- **Stated problem**
Leave the pictures out and retype the lines from the beginning through the line with "YAxis, Cell, LabelList", both ends included.
═══ Collected material
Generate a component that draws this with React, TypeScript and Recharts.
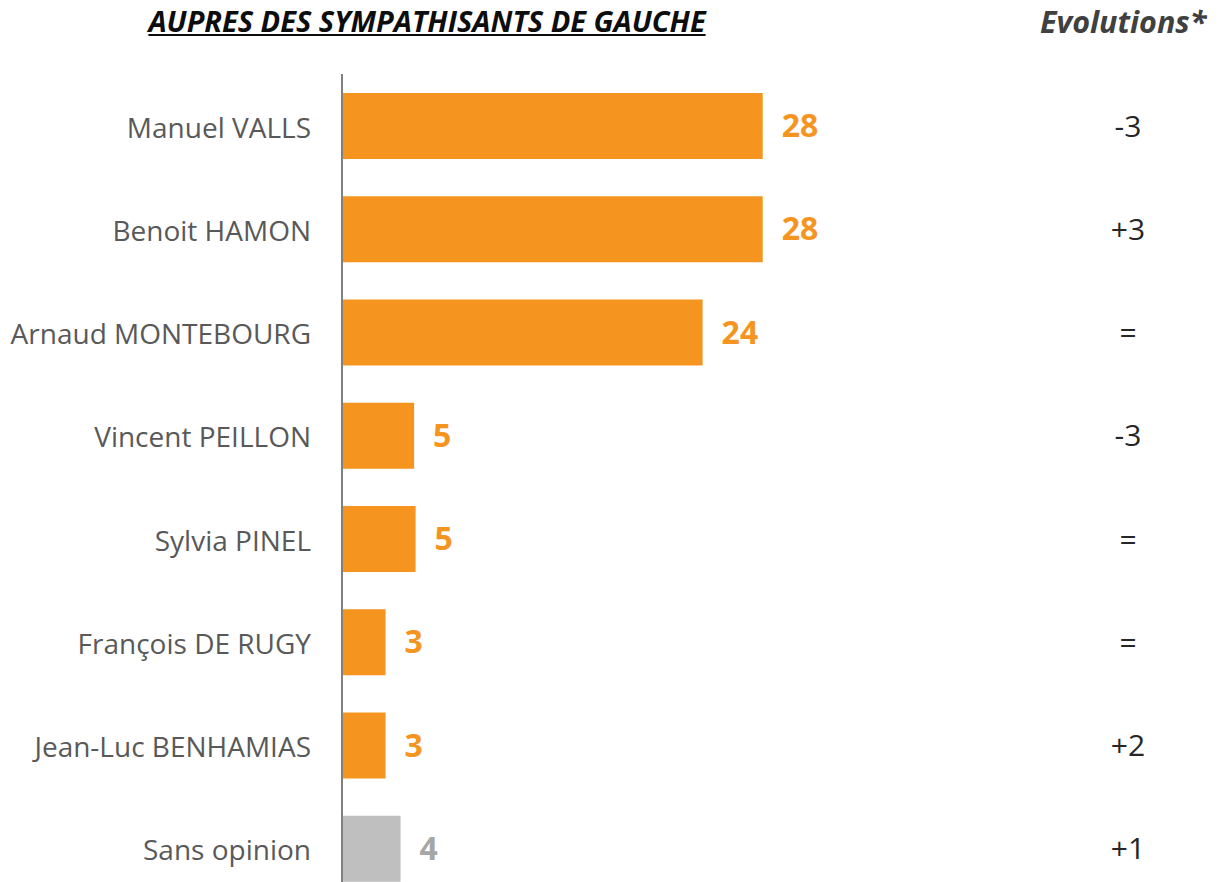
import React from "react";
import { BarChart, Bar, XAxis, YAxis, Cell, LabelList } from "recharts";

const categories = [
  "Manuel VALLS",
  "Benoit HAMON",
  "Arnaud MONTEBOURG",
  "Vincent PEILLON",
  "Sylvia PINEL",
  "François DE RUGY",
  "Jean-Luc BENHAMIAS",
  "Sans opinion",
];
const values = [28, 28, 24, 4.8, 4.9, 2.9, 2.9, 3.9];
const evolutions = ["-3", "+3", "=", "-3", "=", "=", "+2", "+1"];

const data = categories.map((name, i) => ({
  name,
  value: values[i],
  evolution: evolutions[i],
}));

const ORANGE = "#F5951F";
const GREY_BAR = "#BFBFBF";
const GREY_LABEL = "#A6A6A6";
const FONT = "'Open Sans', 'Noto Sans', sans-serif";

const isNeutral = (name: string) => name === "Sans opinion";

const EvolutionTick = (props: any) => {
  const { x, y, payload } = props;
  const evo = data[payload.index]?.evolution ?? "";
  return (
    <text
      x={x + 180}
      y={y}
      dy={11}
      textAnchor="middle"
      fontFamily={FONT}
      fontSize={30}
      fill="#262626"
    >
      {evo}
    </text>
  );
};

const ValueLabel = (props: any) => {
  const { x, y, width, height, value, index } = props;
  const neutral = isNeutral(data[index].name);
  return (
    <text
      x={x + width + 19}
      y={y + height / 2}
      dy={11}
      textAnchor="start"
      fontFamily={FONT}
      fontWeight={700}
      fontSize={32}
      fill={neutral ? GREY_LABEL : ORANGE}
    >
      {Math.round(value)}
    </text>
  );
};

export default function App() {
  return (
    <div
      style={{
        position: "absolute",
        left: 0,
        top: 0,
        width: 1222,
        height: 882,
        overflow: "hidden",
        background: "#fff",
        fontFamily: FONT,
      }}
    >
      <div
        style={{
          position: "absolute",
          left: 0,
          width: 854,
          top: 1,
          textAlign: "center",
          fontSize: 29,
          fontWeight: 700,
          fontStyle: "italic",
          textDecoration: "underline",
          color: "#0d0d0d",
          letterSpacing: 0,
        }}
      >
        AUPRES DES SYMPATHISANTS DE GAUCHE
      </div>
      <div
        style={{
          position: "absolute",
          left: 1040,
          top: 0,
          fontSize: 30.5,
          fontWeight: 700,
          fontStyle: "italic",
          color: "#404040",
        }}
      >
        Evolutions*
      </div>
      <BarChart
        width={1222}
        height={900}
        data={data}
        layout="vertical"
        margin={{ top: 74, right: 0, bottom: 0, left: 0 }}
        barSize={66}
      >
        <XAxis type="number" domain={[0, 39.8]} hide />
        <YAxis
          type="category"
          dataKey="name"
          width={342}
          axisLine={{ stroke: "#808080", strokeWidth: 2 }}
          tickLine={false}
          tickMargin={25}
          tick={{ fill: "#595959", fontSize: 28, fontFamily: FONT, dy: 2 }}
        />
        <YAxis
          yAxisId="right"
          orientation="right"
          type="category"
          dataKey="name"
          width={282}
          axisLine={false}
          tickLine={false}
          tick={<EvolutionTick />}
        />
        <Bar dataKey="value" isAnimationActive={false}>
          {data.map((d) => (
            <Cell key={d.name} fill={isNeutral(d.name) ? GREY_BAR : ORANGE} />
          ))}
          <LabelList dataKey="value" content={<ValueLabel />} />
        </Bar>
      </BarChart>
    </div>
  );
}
══════
- **Result of the task**
Generate a component that draws this with React, TypeScript and Recharts.
import React from "react";
import { BarChart, Bar, XAxis, YAxis, Cell, LabelList } from "recharts";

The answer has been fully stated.